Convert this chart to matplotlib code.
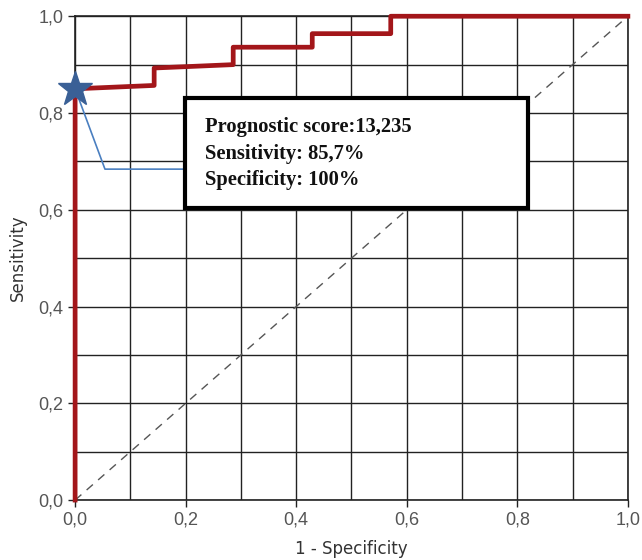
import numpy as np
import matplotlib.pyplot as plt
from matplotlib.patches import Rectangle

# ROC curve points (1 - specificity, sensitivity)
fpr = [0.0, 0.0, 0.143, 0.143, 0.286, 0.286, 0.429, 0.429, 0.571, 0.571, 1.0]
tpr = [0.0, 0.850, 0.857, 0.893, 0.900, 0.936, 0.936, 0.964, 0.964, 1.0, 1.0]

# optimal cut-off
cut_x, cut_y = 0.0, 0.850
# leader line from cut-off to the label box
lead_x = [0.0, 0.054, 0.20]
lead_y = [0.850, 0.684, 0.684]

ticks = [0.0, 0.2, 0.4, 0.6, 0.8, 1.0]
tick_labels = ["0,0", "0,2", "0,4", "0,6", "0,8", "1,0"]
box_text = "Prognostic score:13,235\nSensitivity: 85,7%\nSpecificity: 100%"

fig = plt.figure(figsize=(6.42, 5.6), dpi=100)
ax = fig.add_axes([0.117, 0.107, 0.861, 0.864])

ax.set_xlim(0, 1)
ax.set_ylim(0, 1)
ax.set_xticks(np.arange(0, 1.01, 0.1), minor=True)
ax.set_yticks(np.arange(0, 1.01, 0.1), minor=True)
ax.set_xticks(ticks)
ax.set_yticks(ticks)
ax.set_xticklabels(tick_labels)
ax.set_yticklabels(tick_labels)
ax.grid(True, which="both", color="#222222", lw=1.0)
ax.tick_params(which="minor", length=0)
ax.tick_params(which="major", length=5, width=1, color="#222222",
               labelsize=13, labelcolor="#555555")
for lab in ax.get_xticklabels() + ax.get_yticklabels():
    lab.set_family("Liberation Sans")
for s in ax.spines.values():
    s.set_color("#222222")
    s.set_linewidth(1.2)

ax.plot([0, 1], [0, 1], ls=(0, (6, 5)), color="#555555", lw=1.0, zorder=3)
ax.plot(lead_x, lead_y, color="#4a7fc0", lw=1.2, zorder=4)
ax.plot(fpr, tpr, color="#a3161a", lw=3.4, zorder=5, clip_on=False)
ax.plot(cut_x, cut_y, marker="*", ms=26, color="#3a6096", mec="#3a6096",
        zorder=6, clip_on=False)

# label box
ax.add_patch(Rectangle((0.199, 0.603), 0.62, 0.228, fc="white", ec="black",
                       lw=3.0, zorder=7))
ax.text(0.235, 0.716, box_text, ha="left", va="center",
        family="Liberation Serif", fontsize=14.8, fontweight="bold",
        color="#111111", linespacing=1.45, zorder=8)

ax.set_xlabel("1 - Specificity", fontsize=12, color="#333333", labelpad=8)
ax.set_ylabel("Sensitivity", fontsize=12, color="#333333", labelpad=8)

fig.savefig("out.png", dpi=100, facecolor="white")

──────────

▸ Instructions for the task:
Write down every line from the opening of the listing to the line with "s.set_linewidth(1.2)", both included, and nothing else; the pictures are omitted.

▸ Worked answer:
Convert this chart to matplotlib code.
import numpy as np
import matplotlib.pyplot as plt
from matplotlib.patches import Rectangle

# ROC curve points (1 - specificity, sensitivity)
fpr = [0.0, 0.0, 0.143, 0.143, 0.286, 0.286, 0.429, 0.429, 0.571, 0.571, 1.0]
tpr = [0.0, 0.850, 0.857, 0.893, 0.900, 0.936, 0.936, 0.964, 0.964, 1.0, 1.0]

# optimal cut-off
cut_x, cut_y = 0.0, 0.850
# leader line from cut-off to the label box
lead_x = [0.0, 0.054, 0.20]
lead_y = [0.850, 0.684, 0.684]

ticks = [0.0, 0.2, 0.4, 0.6, 0.8, 1.0]
tick_labels = ["0,0", "0,2", "0,4", "0,6", "0,8", "1,0"]
box_text = "Prognostic score:13,235\nSensitivity: 85,7%\nSpecificity: 100%"

fig = plt.figure(figsize=(6.42, 5.6), dpi=100)
ax = fig.add_axes([0.117, 0.107, 0.861, 0.864])

ax.set_xlim(0, 1)
ax.set_ylim(0, 1)
ax.set_xticks(np.arange(0, 1.01, 0.1), minor=True)
ax.set_yticks(np.arange(0, 1.01, 0.1), minor=True)
ax.set_xticks(ticks)
ax.set_yticks(ticks)
ax.set_xticklabels(tick_labels)
ax.set_yticklabels(tick_labels)
ax.grid(True, which="both", color="#222222", lw=1.0)
ax.tick_params(which="minor", length=0)
ax.tick_params(which="major", length=5, width=1, color="#222222",
               labelsize=13, labelcolor="#555555")
for lab in ax.get_xticklabels() + ax.get_yticklabels():
    lab.set_family("Liberation Sans")
for s in ax.spines.values():
    s.set_color("#222222")
    s.set_linewidth(1.2)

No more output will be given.